A.k.a. Psychic Sophie
Patricia Moore-King is one of many people making a living out of charging gullible people money in return for Tarot card readings, for psychic and clairvoyant readings, and for answering strangers’ personal questions in person, over the phone, or by email. Her answers and advice – “spiritual counseling” – are apparently based on astrology, “psychic/clairvoyant/medium development,” and energy healing, and will, according to herself, bring “forth the inherent wisdom of the God-self within each of her client’s souls in order to help them achieve spiritual enlightenment.” In addition, she does Reiki, which is Eastern faith healing that supposedly “produces beneficial effects by strengthening and normalizing certain vital energy fields held to exist within the body.” Nothing she does has even the remotest connection to reality, but neither have her customers. She is apparently also willing, for a fee, to come to parties and entertain guest with her psychic tricks.

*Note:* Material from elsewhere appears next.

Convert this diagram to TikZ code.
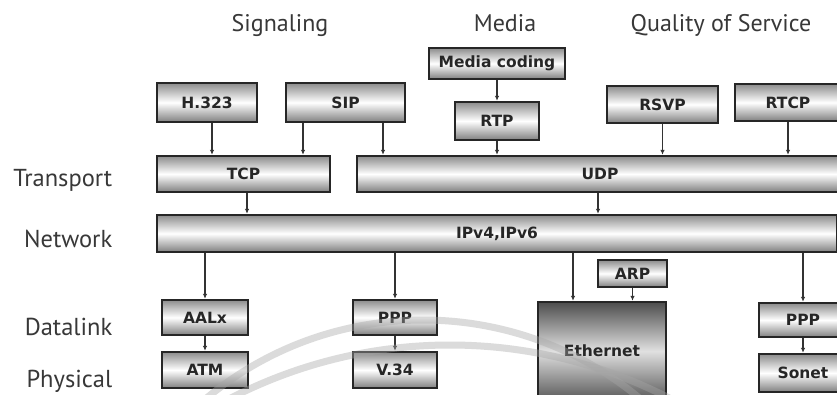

So, ok, there is nothing special with regard to the bullshit she offers compared to others in her profession . The only reason we encountered her name, is because of her legal complaint challenging county ordinances in Virginia that require psychics and fortune tellers to get licenses and submit to regulation, alleging that the fact that she needed a business license violates the Free Speech clause, the Free Exercise clause and the Equal Protection clause, as well as the Religious Land Use and Institutionalized Persons Act. The courts were not impressed (details here). She also tried to explain why she doesn’t consider herself a “fortune teller”, to no avail. In fact, the most interesting thing about the ruling is not that the courts agree that fortune telling is “inherently deceptive”, which it is, and therefore that the county is free to regulate it as it pleases (in addition to outright banning it), but their ruling that it does not constitute religious practice, which raises some interesting and rather thorny issues (good discussion here).
Diagnosis: It is tempting in these cases to give the candidate the benefit of doubt and dismiss her as a “fraud”, but it’s safer to go for deranged lunatic. The critical thinking abilities of those who pay for her services aren’t much to write home about either.